*WHAT YOU SHOULD DO*
Write out the entire listing below exactly, with the pictures left out.

[Start of SOURCE MATERIAL]

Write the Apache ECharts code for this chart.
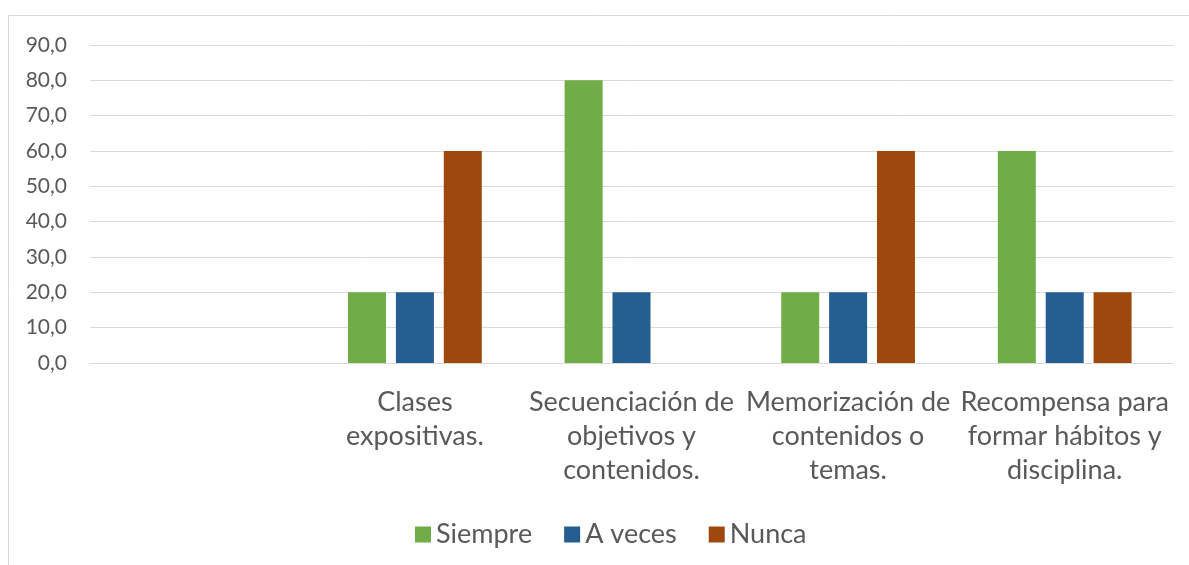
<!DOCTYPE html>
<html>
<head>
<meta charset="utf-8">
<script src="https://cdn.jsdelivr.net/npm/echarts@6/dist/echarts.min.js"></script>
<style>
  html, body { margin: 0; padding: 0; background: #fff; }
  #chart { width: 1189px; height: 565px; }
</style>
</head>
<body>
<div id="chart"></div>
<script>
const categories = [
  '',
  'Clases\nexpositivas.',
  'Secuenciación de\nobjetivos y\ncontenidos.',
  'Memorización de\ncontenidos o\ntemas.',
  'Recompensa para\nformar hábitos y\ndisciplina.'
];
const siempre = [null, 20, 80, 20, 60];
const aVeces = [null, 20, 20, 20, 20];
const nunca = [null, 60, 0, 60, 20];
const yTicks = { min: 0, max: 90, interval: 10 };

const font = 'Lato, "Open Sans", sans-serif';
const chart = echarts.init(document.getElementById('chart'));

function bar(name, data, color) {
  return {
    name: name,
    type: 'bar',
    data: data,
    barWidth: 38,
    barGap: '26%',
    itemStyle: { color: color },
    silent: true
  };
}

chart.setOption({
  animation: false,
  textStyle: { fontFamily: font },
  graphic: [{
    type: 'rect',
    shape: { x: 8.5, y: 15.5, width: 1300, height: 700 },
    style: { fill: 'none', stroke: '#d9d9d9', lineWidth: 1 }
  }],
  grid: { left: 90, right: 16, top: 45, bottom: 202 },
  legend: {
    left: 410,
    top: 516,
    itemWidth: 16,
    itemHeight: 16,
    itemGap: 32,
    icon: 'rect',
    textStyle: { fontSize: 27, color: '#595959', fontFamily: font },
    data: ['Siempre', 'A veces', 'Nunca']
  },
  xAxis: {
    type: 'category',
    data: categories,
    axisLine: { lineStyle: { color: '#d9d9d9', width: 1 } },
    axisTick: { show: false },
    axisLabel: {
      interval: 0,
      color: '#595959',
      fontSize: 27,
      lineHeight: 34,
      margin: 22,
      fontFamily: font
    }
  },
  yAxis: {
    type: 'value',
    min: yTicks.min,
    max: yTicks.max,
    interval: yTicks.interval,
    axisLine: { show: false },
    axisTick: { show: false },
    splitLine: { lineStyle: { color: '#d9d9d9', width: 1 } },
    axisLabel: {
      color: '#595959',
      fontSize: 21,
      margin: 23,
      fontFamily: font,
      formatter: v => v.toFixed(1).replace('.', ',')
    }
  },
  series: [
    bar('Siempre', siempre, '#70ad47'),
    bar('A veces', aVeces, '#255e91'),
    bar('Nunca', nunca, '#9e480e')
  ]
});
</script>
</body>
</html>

[End of SOURCE MATERIAL]

*REPLY*
Write the Apache ECharts code for this chart.
<!DOCTYPE html>
<html>
<head>
<meta charset="utf-8">
<script src="https://cdn.jsdelivr.net/npm/echarts@6/dist/echarts.min.js"></script>
<style>
  html, body { margin: 0; padding: 0; background: #fff; }
  #chart { width: 1189px; height: 565px; }
</style>
</head>
<body>
<div id="chart"></div>
<script>
const categories = [
  '',
  'Clases\nexpositivas.',
  'Secuenciación de\nobjetivos y\ncontenidos.',
  'Memorización de\ncontenidos o\ntemas.',
  'Recompensa para\nformar hábitos y\ndisciplina.'
];
const siempre = [null, 20, 80, 20, 60];
const aVeces = [null, 20, 20, 20, 20];
const nunca = [null, 60, 0, 60, 20];
const yTicks = { min: 0, max: 90, interval: 10 };

const font = 'Lato, "Open Sans", sans-serif';
const chart = echarts.init(document.getElementById('chart'));

function bar(name, data, color) {
  return {
    name: name,
    type: 'bar',
    data: data,
    barWidth: 38,
    barGap: '26%',
    itemStyle: { color: color },
    silent: true
  };
}

chart.setOption({
  animation: false,
  textStyle: { fontFamily: font },
  graphic: [{
    type: 'rect',
    shape: { x: 8.5, y: 15.5, width: 1300, height: 700 },
    style: { fill: 'none', stroke: '#d9d9d9', lineWidth: 1 }
  }],
  grid: { left: 90, right: 16, top: 45, bottom: 202 },
  legend: {
    left: 410,
    top: 516,
    itemWidth: 16,
    itemHeight: 16,
    itemGap: 32,
    icon: 'rect',
    textStyle: { fontSize: 27, color: '#595959', fontFamily: font },
    data: ['Siempre', 'A veces', 'Nunca']
  },
  xAxis: {
    type: 'category',
    data: categories,
    axisLine: { lineStyle: { color: '#d9d9d9', width: 1 } },
    axisTick: { show: false },
    axisLabel: {
      interval: 0,
      color: '#595959',
      fontSize: 27,
      lineHeight: 34,
      margin: 22,
      fontFamily: font
    }
  },
  yAxis: {
    type: 'value',
    min: yTicks.min,
    max: yTicks.max,
    interval: yTicks.interval,
    axisLine: { show: false },
    axisTick: { show: false },
    splitLine: { lineStyle: { color: '#d9d9d9', width: 1 } },
    axisLabel: {
      color: '#595959',
      fontSize: 21,
      margin: 23,
      fontFamily: font,
      formatter: v => v.toFixed(1).replace('.', ',')
    }
  },
  series: [
    bar('Siempre', siempre, '#70ad47'),
    bar('A veces', aVeces, '#255e91'),
    bar('Nunca', nunca, '#9e480e')
  ]
});
</script>
</body>
</html>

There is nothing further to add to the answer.